Obama’s visits to the Pentagon and the National Counterterrorism Center are part of a push to further explain his terrorism-fighting strategy, White House officials said, after a prime time Oval Office address last Sunday that critics said failed to do much to reassure the public. Another goal is to draw a contrast with Republican presidential candidate Donald Trump and his inflammatory remarks about Muslims. The Obama administration has warned that Trump’s rhetoric emboldens terrorists looking to pull the U.S. into a war with Islam.

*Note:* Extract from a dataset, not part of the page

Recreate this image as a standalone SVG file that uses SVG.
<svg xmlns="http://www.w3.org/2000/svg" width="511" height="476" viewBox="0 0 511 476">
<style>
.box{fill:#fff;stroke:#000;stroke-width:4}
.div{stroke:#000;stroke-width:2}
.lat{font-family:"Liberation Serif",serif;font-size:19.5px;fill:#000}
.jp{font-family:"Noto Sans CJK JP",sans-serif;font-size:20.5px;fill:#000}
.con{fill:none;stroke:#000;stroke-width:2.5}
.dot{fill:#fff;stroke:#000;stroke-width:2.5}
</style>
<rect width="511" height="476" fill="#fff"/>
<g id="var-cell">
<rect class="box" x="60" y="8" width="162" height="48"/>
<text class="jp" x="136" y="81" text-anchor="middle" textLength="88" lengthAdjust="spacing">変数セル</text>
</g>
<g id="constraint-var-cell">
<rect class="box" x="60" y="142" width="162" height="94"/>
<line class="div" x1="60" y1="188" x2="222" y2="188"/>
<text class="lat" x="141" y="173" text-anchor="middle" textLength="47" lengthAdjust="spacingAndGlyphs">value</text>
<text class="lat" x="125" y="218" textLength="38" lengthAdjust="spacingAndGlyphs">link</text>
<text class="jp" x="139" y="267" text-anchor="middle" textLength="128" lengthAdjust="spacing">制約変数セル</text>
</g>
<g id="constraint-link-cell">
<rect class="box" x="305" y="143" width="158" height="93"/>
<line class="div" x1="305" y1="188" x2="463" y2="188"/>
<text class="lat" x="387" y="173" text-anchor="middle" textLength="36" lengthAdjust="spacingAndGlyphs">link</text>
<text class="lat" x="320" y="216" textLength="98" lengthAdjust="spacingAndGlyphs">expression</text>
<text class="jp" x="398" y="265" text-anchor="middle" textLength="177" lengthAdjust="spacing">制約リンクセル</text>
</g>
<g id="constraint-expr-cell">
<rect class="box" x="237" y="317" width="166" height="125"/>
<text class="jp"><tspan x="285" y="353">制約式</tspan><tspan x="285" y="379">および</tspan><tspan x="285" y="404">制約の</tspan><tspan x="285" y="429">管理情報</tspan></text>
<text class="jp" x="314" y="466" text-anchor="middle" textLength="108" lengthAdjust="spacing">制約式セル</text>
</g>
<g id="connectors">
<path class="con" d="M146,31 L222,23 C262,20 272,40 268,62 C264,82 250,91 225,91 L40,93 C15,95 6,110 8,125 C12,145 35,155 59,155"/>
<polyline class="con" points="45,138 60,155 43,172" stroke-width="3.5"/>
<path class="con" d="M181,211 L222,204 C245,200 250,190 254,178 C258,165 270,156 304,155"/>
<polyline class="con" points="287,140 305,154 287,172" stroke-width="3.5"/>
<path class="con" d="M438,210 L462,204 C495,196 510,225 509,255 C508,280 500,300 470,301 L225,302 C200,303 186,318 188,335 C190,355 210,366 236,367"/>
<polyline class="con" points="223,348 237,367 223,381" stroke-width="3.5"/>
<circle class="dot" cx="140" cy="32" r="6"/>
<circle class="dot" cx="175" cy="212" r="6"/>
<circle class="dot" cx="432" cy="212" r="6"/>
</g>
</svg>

“Terrorists like ISIL are trying to divide us along lines of religion and background,” Obama said Saturday in his weekly radio and Internet address, using an acronym for the terrorist group. “That’s how they stoke fear. That’s how they recruit.”

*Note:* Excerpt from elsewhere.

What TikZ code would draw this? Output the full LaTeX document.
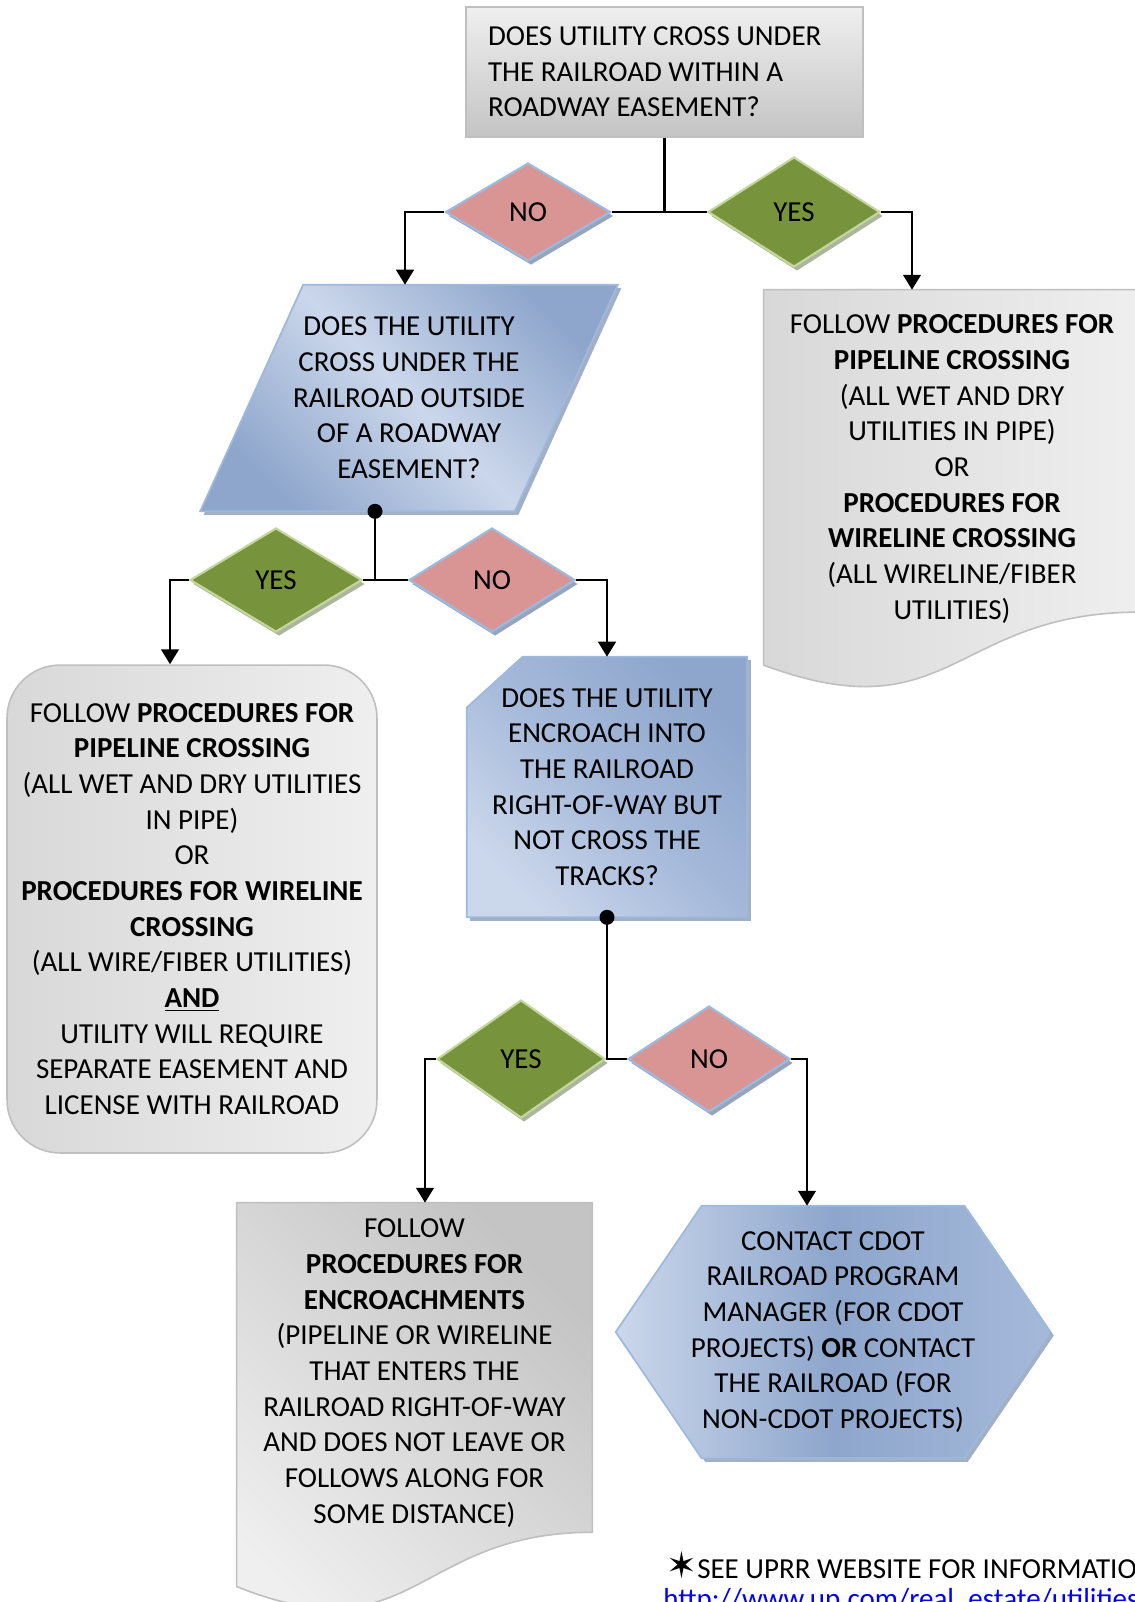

In the coming week, he said, “we’ll move forward on all fronts.”

The public relations campaign comes as the public is jittery about the specter of terrorism after the mass shooting in San Bernardino, California this month and the Paris attacks a few weeks before. Seven in 10 Americans rated the risk of a terrorist attack in the U.S. as at least somewhat high, according to an Associated Press-GfK poll. That was a sharp increase from the 5 in 10 who said that in January.

U.S. officials have insisted there are no specific, credible threats to the United States. But the apparent lack of warning before San Bernardino has fueled concerns about whether the U.S. has a handle on potential attacks, especially during high-profile times such as the end-of-year period.

Obama, who is scheduled to leave Friday for his annual family vacation in Hawaii, had to interrupt that trip in 2009 when a would-be attacker tried to blow up a plane on Dec 25.

Obama’s schedule includes a Monday stop at the Pentagon for a rare meeting outside the White House by his National Security Council, followed by a public update from the president about the fight against IS. White House press secretary Josh Earnest said Obama did not intend to announce any major changes in approach.

On Thursday, at the National Counterterrorism Center, which analyzes intelligence at its facility in suburban Virginia, Obama plans to address reporters after a briefing by intelligence and security agencies on threat assessments. Obama receives a similar briefing each year before the holidays.

Despite Obama’s reassurances, Republicans say Obama has failed to grasp the severity of the risk. Rep. Will Hurd, R-Texas, said the threat from IS and other terrorist groups presents “a clear and present danger to the United States.”

“We can’t contain this threat. We have to defeat it,” Hurd said in the weekly GOP address. “To defeat ISIS, we have to be in this for the long haul.”